Steaming Labradors in Gastropubs in Keswick.
It smells of wet pedigree and everyone rustles briskly in brightly hued waterproofs.
The fabric bunting capital of England.
The quaint little cottages are blank eyed and empty with a ‘Holiday Home To Let’ sign prominently displayed in cursive script.
Everything is fifty shades of grey. The cottages are stone and slate, the sky a glowering ‘Off Black’, and the pubs and restaurants all clad in Farrow and Ball ‘Murky Gusset.’
Two Lotuses parked cheerily close in a pub car park make me dwell on if the plural is ‘Lotii’, something thats never had occasion to bother me before visiting Keswick.
It’s a genial friendly place- a middle class frontier town where the gold seam never diminishes- a place to chortle over a long lunch, not to peer and say ‘how much?’ at a price. There are no e-cig shops here but all the whimsical china sheep one could ever possibly desire. It’s like something Cath Kidston vomited up in a wet dream.
I’m having the best time ever of course. Pretending I’m au-fait with the price of the wine, reading the Times in a corner and pretending I have been for an actual walk in some never ending stretch of blasted bogland peppered by multi million pound crofts and venomous hills.

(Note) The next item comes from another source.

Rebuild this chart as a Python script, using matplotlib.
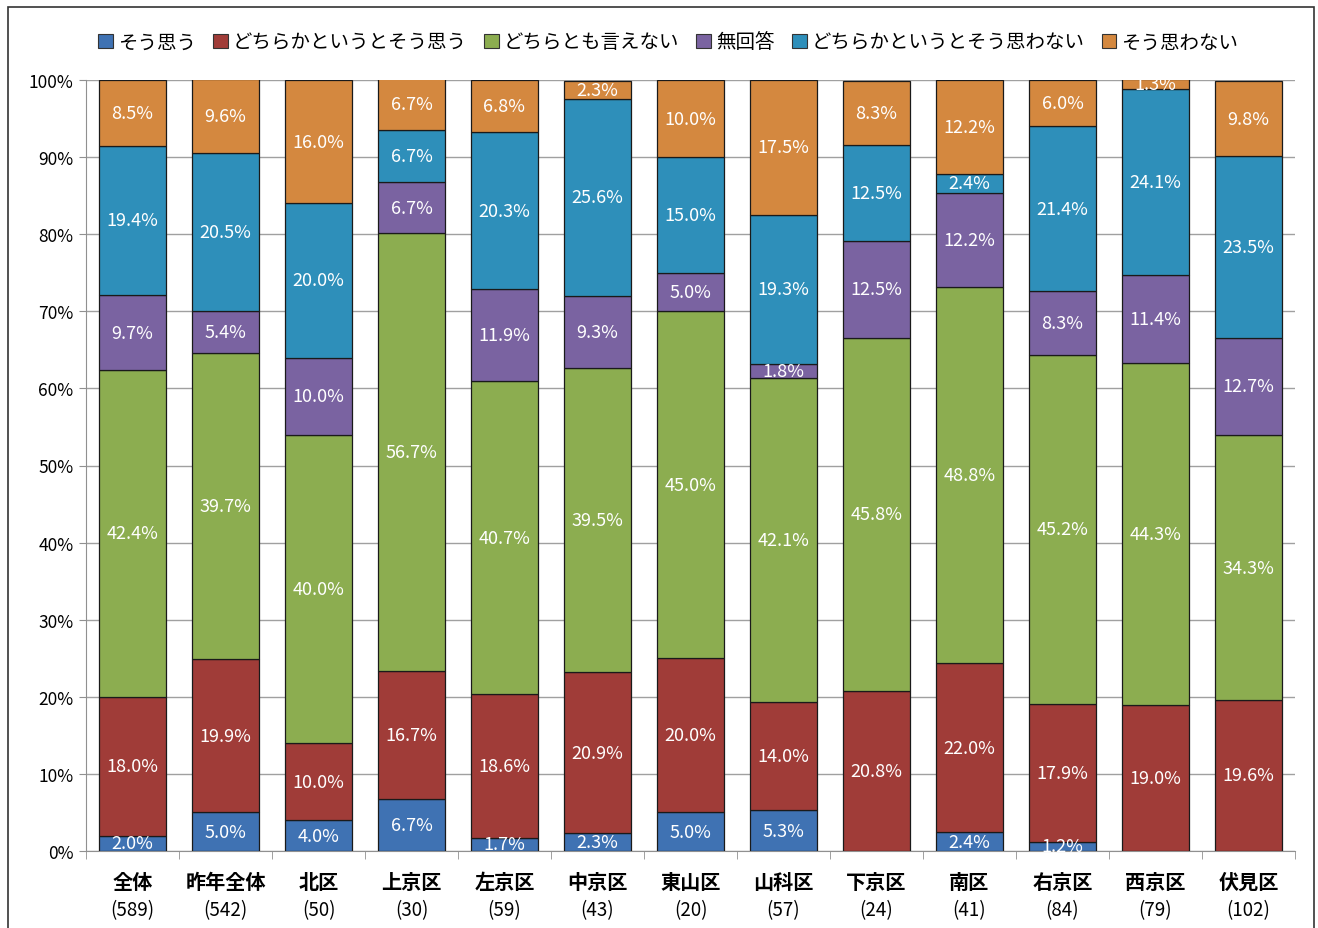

I’m just pretending it’s shit outside for pure inertia driven guilt of course. There is a hole at the heart of my being that has plumped for grilled halloumi and dukkah over climbing a mountain.
Or indeed a small incline. I did try. I chose the path that didn’t go Up because I don’t like Up and then followed the wide gravelled track right along the side of the surprisingly busy road until after a mile I found a tea room and purchased a 7 Up for £1.80. Alfred Wainwright, eat your heart out.
In a horrible fake gastropub ( clearly Wilkinson’s ‘Found Dead in a Bedsit Grey’) they don’t serve chips unless as part of a meal. You are a small pub with uncomfortable seats and last October’s tattered Cumbria Life, not L’Enclume. Oh do piss off.
It’s a theme park of what it means to be English- the ‘locals’ starring roles played by people who live in the Midlands or London happily jollying it up in a pub with staggering priced wine and a wet dog fug.
It was brilliant. I love a bit of commodified selling of Nature with some avocado and panki fries and a large house red. I love the fact that teenagers don’t appear to exist and you are either in five and in Boden or forty in Trespass. It was a retreat from the confines of Town with all the all the attractions of Town and a staggering backdrop of actual Nature.
Sorry Nature. Next time I will walk in you until I see a dead pheasant or there’s a slight incline. Then I will retreat in indignity to a place with no primary colours and demand a Pot Noodle ‘Bombay Bad Boy’ in my poshest voice.
March 4th, 2015 at 9:14 pm
Dukka? Panki fries? I think you’re halfway to opening your own bijou eaterie!
March 6th, 2015 at 3:19 pm
My supernoodle sandwiches and boiled TVP with gravy will fly out of the joint!